Pictures are not part of the copy. Retype the lines from the first one through the line that contains "return ax.transData +".
** begin Source material **
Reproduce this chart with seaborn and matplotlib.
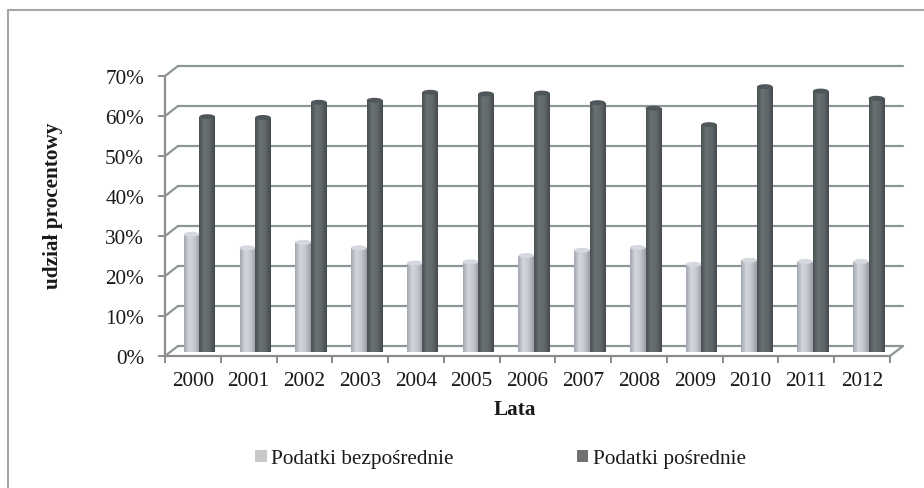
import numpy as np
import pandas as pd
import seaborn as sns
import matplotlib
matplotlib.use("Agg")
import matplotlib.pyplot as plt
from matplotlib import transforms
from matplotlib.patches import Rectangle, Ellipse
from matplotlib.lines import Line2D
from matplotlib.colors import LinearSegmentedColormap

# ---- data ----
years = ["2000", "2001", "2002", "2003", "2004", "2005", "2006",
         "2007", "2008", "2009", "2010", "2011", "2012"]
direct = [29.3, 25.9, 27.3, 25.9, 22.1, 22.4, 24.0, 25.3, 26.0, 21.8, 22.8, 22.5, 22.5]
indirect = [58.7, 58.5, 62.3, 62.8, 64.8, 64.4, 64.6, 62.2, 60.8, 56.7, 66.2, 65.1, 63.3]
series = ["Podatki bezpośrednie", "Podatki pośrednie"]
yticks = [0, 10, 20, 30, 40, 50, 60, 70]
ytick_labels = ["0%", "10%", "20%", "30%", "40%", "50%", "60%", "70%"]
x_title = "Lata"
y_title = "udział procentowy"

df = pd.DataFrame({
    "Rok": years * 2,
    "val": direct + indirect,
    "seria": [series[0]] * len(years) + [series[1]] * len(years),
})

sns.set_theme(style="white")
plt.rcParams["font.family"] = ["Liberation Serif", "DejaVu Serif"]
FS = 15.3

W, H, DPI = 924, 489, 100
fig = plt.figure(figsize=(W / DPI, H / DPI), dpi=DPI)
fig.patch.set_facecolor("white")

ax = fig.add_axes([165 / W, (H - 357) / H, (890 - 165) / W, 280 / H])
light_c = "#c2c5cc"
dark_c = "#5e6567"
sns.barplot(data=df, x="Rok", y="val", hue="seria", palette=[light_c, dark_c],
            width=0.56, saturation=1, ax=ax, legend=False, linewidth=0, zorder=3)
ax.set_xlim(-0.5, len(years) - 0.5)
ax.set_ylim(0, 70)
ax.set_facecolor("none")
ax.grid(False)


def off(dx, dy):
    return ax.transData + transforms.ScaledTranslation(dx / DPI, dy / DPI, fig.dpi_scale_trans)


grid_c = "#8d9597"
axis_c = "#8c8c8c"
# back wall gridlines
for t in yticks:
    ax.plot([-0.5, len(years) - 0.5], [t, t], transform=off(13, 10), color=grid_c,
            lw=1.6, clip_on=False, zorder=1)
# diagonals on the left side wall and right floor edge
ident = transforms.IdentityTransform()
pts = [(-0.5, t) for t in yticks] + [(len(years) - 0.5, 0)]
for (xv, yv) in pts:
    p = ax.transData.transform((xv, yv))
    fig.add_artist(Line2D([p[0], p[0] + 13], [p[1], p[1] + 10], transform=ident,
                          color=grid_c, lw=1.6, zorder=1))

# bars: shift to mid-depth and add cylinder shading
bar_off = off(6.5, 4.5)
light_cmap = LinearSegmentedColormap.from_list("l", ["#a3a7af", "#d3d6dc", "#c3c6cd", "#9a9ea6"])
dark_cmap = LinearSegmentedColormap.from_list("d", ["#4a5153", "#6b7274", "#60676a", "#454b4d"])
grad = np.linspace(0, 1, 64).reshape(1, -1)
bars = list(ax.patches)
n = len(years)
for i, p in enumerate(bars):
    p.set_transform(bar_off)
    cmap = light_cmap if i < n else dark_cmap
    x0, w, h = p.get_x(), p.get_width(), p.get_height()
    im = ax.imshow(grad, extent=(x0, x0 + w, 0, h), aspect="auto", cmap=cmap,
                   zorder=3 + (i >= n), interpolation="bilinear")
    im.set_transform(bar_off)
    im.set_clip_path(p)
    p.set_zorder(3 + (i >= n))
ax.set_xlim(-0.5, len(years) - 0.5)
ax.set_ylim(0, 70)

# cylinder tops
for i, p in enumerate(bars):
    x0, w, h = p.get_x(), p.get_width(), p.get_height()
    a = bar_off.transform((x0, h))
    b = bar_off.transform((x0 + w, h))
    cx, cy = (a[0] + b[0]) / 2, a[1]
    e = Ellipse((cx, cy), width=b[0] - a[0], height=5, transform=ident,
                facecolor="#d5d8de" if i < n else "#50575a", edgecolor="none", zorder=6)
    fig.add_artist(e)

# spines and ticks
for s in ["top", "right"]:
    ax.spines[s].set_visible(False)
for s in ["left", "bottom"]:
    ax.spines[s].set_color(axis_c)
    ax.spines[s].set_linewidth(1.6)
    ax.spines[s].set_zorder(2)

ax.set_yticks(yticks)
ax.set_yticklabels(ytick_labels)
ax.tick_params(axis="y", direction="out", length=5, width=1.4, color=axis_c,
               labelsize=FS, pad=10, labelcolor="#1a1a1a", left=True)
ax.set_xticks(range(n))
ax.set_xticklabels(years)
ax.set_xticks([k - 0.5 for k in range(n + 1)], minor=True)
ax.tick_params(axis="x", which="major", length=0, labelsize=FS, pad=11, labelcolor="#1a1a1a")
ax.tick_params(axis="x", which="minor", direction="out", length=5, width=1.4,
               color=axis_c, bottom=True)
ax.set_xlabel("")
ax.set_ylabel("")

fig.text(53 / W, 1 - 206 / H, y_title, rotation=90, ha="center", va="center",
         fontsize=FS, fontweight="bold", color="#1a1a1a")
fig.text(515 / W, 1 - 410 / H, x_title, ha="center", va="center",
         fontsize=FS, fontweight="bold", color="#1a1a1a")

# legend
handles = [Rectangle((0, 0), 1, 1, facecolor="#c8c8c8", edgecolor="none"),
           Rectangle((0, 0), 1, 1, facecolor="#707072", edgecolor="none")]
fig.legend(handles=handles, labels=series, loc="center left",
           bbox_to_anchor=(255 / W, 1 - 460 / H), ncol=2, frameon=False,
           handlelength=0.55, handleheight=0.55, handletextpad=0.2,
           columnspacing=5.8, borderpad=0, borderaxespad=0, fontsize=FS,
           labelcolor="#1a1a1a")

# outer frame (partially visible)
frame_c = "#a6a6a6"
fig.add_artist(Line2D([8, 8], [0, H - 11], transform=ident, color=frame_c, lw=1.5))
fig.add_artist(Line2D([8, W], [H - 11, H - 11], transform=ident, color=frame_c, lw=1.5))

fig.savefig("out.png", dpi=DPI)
** end Source material **
§ **Result of the task**
Reproduce this chart with seaborn and matplotlib.
import numpy as np
import pandas as pd
import seaborn as sns
import matplotlib
matplotlib.use("Agg")
import matplotlib.pyplot as plt
from matplotlib import transforms
from matplotlib.patches import Rectangle, Ellipse
from matplotlib.lines import Line2D
from matplotlib.colors import LinearSegmentedColormap

# ---- data ----
years = ["2000", "2001", "2002", "2003", "2004", "2005", "2006",
         "2007", "2008", "2009", "2010", "2011", "2012"]
direct = [29.3, 25.9, 27.3, 25.9, 22.1, 22.4, 24.0, 25.3, 26.0, 21.8, 22.8, 22.5, 22.5]
indirect = [58.7, 58.5, 62.3, 62.8, 64.8, 64.4, 64.6, 62.2, 60.8, 56.7, 66.2, 65.1, 63.3]
series = ["Podatki bezpośrednie", "Podatki pośrednie"]
yticks = [0, 10, 20, 30, 40, 50, 60, 70]
ytick_labels = ["0%", "10%", "20%", "30%", "40%", "50%", "60%", "70%"]
x_title = "Lata"
y_title = "udział procentowy"

df = pd.DataFrame({
    "Rok": years * 2,
    "val": direct + indirect,
    "seria": [series[0]] * len(years) + [series[1]] * len(years),
})

sns.set_theme(style="white")
plt.rcParams["font.family"] = ["Liberation Serif", "DejaVu Serif"]
FS = 15.3

W, H, DPI = 924, 489, 100
fig = plt.figure(figsize=(W / DPI, H / DPI), dpi=DPI)
fig.patch.set_facecolor("white")

ax = fig.add_axes([165 / W, (H - 357) / H, (890 - 165) / W, 280 / H])
light_c = "#c2c5cc"
dark_c = "#5e6567"
sns.barplot(data=df, x="Rok", y="val", hue="seria", palette=[light_c, dark_c],
            width=0.56, saturation=1, ax=ax, legend=False, linewidth=0, zorder=3)
ax.set_xlim(-0.5, len(years) - 0.5)
ax.set_ylim(0, 70)
ax.set_facecolor("none")
ax.grid(False)


def off(dx, dy):
    return ax.transData + transforms.ScaledTranslation(dx / DPI, dy / DPI, fig.dpi_scale_trans)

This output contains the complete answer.